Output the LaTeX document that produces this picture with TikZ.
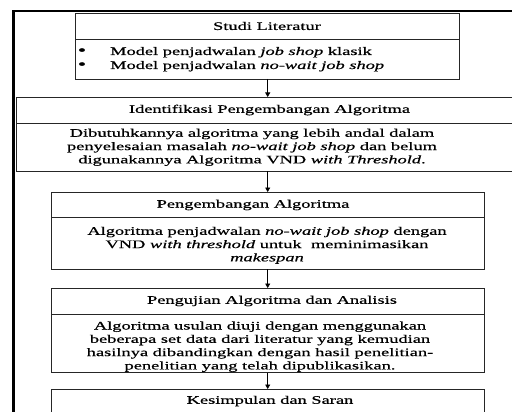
\documentclass[tikz,border=0pt]{standalone}
\usepackage{fontspec}
\setmainfont{Liberation Serif}[FakeStretch=1.6,FakeBold=0.6]
\usetikzlibrary{arrows.meta}
\begin{document}
\begin{tikzpicture}[x=1pt,y=-1pt,
  font=\fontsize{11.5}{13.3}\selectfont,
  box/.style={draw=black!85,line width=0.7pt,inner sep=0pt,outer sep=0pt},
  txt/.style={inner sep=0pt,align=center},
  dot/.style={inner sep=0pt,anchor=base,font=\fontsize{15}{15}\selectfont},
  flow/.style={line width=0.7pt,-{Triangle[length=4.5pt,width=5pt]}}
]
\useasboundingbox (0,0) rectangle (512,412);
\clip (0,0) rectangle (512,412);
% outer frame
\draw[line width=2.7pt] (13.5,420) -- (13.5,11) -- (520,11);

% box 1
\node[box,minimum width=384pt,minimum height=26pt] (h1) at (267,26) {};
\node[box,minimum width=384pt,minimum height=40pt] (b1) at (267,59) {};
% box 2
\node[box,minimum width=498pt,minimum height=26pt] (h2) at (265,110) {};
\node[box,minimum width=498pt,minimum height=48pt] (b2) at (265,147) {};
% box 3
\node[box,minimum width=433pt,minimum height=25.7pt] (h3) at (267.5,204.85) {};
\node[box,minimum width=433pt,minimum height=51.3pt] (b3) at (267.5,243.35) {};
% box 4
\node[box,minimum width=433pt,minimum height=26pt] (h4) at (267.5,301) {};
\node[box,minimum width=433pt,minimum height=58.7pt] (b4) at (267.5,343.35) {};
% box 5
\node[box,minimum width=433pt,minimum height=26pt] (h5) at (267.5,402) {};

% texts
\node[txt] (t1) at (267,26) {Studi Literatur};
\node[dot] (d1) at (82,55) {\textbullet};
\node[dot] (d2) at (82,69) {\textbullet};
\node[inner sep=0pt,anchor=base west] (l1) at (110,55) {Model penjadwalan \textit{job shop} klasik};
\node[inner sep=0pt,anchor=base west] (l2) at (110,69) {Model penjadwalan \textit{no-wait job shop}};

\node[txt] (t2) at (269.5,110) {Identifikasi Pengembangan Algoritma};
\node[txt] (s2) at (252,147.3) {Dibutuhkannya algoritma yang lebih andal dalam\\
penyelesaian masalah \textit{no-wait job shop} dan belum\\
digunakannya Algoritma VND \textit{with Threshold}.};

\node[txt] (t3) at (253,205) {Pengembangan Algoritma};
\node[txt] (s3) at (267,245.3) {Algoritma penjadwalan \textit{no-wait job shop} dengan\\
VND \textit{with threshold} untuk\ \ meminimasikan\\
\textit{makespan}};

\node[txt] (t4) at (272,301) {Pengujian Algoritma dan Analisis};
\node[txt] (s4) at (260,346.7) {Algoritma usulan diuji dengan menggunakan\\
beberapa set data dari literatur yang kemudian\\
hasilnya dibandingkan dengan hasil penelitian-\\
penelitian yang telah dipublikasikan.};

\node[txt] (t5) at (270,401) {Kesimpulan dan Saran};

% connectors
\draw[flow] (b1.south) ++(0.7,0) coordinate (a1) -- (a1 |- h2.north);
\draw[flow] (b2.south -| a1) -- (h3.north -| a1);
\draw[flow] (b3.south -| a1) -- (h4.north -| a1);
\draw[flow] (b4.south -| a1) -- (h5.north -| a1);
\end{tikzpicture}
\end{document}
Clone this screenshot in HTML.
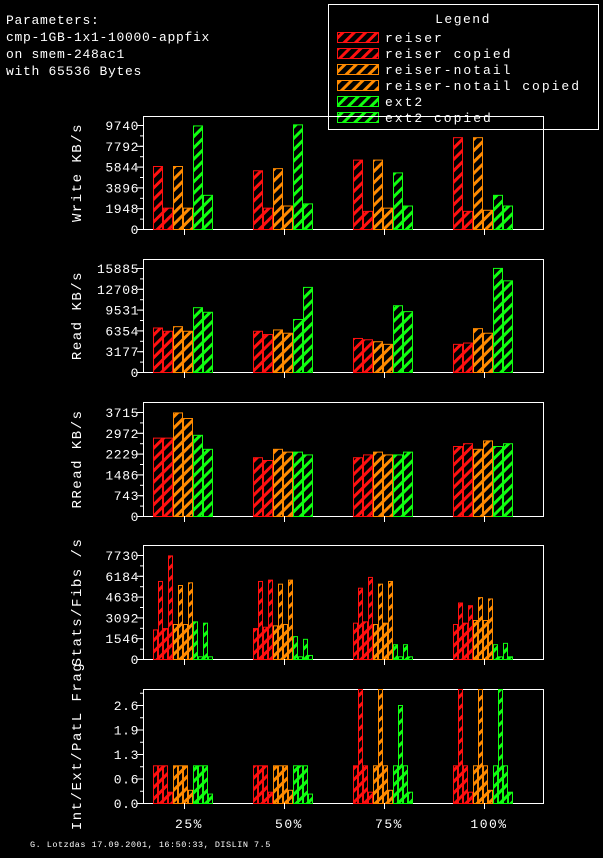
<!DOCTYPE html>
<html><head><meta charset="utf-8"><style>
html,body{margin:0;padding:0;background:#000;}
svg text{font-family:"Liberation Mono",monospace;fill:#fff;}
</style></head><body>
<svg id="s" width="603" height="853" xmlns="http://www.w3.org/2000/svg">
<defs>
<pattern id="hr" width="8" height="8" patternUnits="userSpaceOnUse" patternTransform="rotate(45)"><rect width="8" height="8" fill="#000"/><rect width="3" height="8" fill="#ff1010"/></pattern>
<pattern id="ho" width="8" height="8" patternUnits="userSpaceOnUse" patternTransform="rotate(45)"><rect width="8" height="8" fill="#000"/><rect width="3" height="8" fill="#ff8a00"/></pattern>
<pattern id="hg" width="8" height="8" patternUnits="userSpaceOnUse" patternTransform="rotate(45)"><rect width="8" height="8" fill="#000"/><rect width="3" height="8" fill="#10ff10"/></pattern>
</defs>
<g font-size="13" letter-spacing="0.7">
<text x="6" y="24">Parameters:</text>
<text x="6" y="41">cmp-1GB-1x1-10000-appfix</text>
<text x="6" y="58">on smem-248ac1</text>
<text x="6" y="75">with 65536 Bytes</text>
</g>
<rect x="328.5" y="4.5" width="270" height="125" fill="none" stroke="#fff"/>
<text x="463" y="23" font-size="13" letter-spacing="1.5" text-anchor="middle">Legend</text>
<g id="leg"></g>
<g id="plots"></g>
<text x="30" y="847" font-size="8.5" letter-spacing="0.5">G. Lotzdas 17.09.2001, 16:50:33, DISLIN 7.5</text>
</svg>
<script>
var NS="http://www.w3.org/2000/svg";
function el(p,t,a,txt){var e=document.createElementNS(NS,t);for(var k in a)e.setAttribute(k,a[k]);if(txt!==undefined)e.textContent=txt;p.appendChild(e);return e;}
var cols={r:["#ff1010","url(#hr)"],o:["#ff8a00","url(#ho)"],g:["#10ff10","url(#hg)"]};
var leg=document.getElementById("leg");
var ln=[["r","reiser"],["r","reiser copied"],["o","reiser-notail"],["o","reiser-notail copied"],["g","ext2"],["g","ext2 copied"]];
ln.forEach(function(l,i){var y=32+i*16;el(leg,"rect",{x:337.5,y:y+.5,width:41,height:10,fill:cols[l[0]][1],stroke:cols[l[0]][0]});el(leg,"text",{x:385,y:y+10,"font-size":13,"letter-spacing":2},l[1]);});
var P=document.getElementById("plots");
var ticks=[184,284,384,484];
var panels=[
{top:116,bot:229,lab:"Write KB/s",ticks:["0","1948","3896","5844","7792","9740"],max:9740,tp:125,
 d:[[5900,2000,5900,2000,9700,3200],[5500,2000,5700,2200,9800,2400],[6500,1700,6500,2000,5300,2200],[8600,1700,8600,1800,3200,2200]]},
{top:259,bot:372,lab:"Read KB/s",ticks:["0","3177","6354","9531","12708","15885"],max:15885,tp:268,
 d:[[6800,6300,7000,6300,9900,9200],[6300,5800,6500,6000,8100,13000],[5200,5000,4700,4300,10200,9300],[4300,4500,6700,6000,15900,14000]]},
{top:402,bot:516,lab:"RRead KB/s",ticks:["0","743","1486","2229","2972","3715"],max:3715,tp:412,
 d:[[2800,2800,3700,3500,2900,2400],[2100,2000,2400,2300,2300,2200],[2100,2200,2300,2200,2200,2300],[2500,2600,2400,2700,2500,2600]]},
{top:545,bot:659,lab:"Stats/Fibs /s",ticks:["0","1546","3092","4638","6184","7730"],max:7730,tp:555,n:12,
 d:[[2200,5800,2300,7700,2600,5500,2600,5700,2800,200,2700,200],[2300,5800,2400,5900,2500,5600,2600,5900,1700,200,1500,300],[2700,5300,2800,6100,2600,5600,2700,5800,1100,200,1100,200],[2600,4200,2700,4000,2900,4600,2900,4500,1100,200,1200,200]]},
{top:689,bot:803,lab:"Int/Ext/PatL Frag",ticks:["0.0","0.6","1.3","1.9","2.6"],max:2.6,tp:705,n:12,
 d:[[1,1,1,.3,1,1,1,.35,1,1,1,.25],[1,1,1,.3,1,1,1,.35,1,1,1,.25],[1,3.1,1,.3,1,3.1,1,.35,1,2.6,1,.3],[1,3.1,1,.3,1,3.1,1,.35,1,3.1,1,.3]]}
];
panels.forEach(function(p){
 el(P,"rect",{x:143.5,y:p.top+.5,width:400,height:p.bot-p.top,fill:"none",stroke:"#fff"});
 var sc=(p.bot-p.tp)/p.max, nt=p.ticks.length;
 p.ticks.forEach(function(t,i){var y=p.bot-i*(p.bot-p.tp)/(nt-1);el(P,"line",{x1:137,x2:143,y1:y+.5,y2:y+.5,stroke:"#fff"});el(P,"text",{x:139,y:y+5,"font-size":13,"letter-spacing":0.6,"text-anchor":"end"},t);});
 for(var y=p.bot;y>p.top;y-=(p.bot-p.tp)/(nt-1)/2)el(P,"line",{x1:140,x2:143,y1:y+.5,y2:y+.5,stroke:"#fff"});
 var cy=(p.top+p.bot)/2;
 el(P,"text",{x:0,y:0,"font-size":14,"letter-spacing":1.5,"text-anchor":"middle",transform:"translate(81,"+cy+") rotate(-90)"},p.lab);
 var n=p.n||6,w=n==6?10:5;
 p.d.forEach(function(g,gi){var x0=ticks[gi]-31;
  g.forEach(function(v,i){var c=["r","o","g"][Math.floor(i/(n/3))];var h=Math.min(v*sc,p.bot-p.top);
   el(P,"rect",{x:x0+i*w+.5,y:p.bot-h+.5,width:w-1,height:h,fill:cols[c][1],stroke:cols[c][0]});});
 });
 ticks.forEach(function(t){el(P,"line",{x1:t+.5,x2:t+.5,y1:p.bot,y2:p.bot+6,stroke:"#fff"});});
});
["25%","50%","75%","100%"].forEach(function(t,i){el(P,"text",{x:ticks[i]+5,y:828,"font-size":13,"letter-spacing":1.5,"text-anchor":"middle"},t);});
</script>
</body></html>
————————
> _Exercise_
Reproduce only the lines from the beginning of the data through the line that contains "(13.5,11) -- (520,11);", both included, and please drop the pictures.

> _Task output_
Output the LaTeX document that produces this picture with TikZ.
\documentclass[tikz,border=0pt]{standalone}
\usepackage{fontspec}
\setmainfont{Liberation Serif}[FakeStretch=1.6,FakeBold=0.6]
\usetikzlibrary{arrows.meta}
\begin{document}
\begin{tikzpicture}[x=1pt,y=-1pt,
  font=\fontsize{11.5}{13.3}\selectfont,
  box/.style={draw=black!85,line width=0.7pt,inner sep=0pt,outer sep=0pt},
  txt/.style={inner sep=0pt,align=center},
  dot/.style={inner sep=0pt,anchor=base,font=\fontsize{15}{15}\selectfont},
  flow/.style={line width=0.7pt,-{Triangle[length=4.5pt,width=5pt]}}
]
\useasboundingbox (0,0) rectangle (512,412);
\clip (0,0) rectangle (512,412);
% outer frame
\draw[line width=2.7pt] (13.5,420) -- (13.5,11) -- (520,11);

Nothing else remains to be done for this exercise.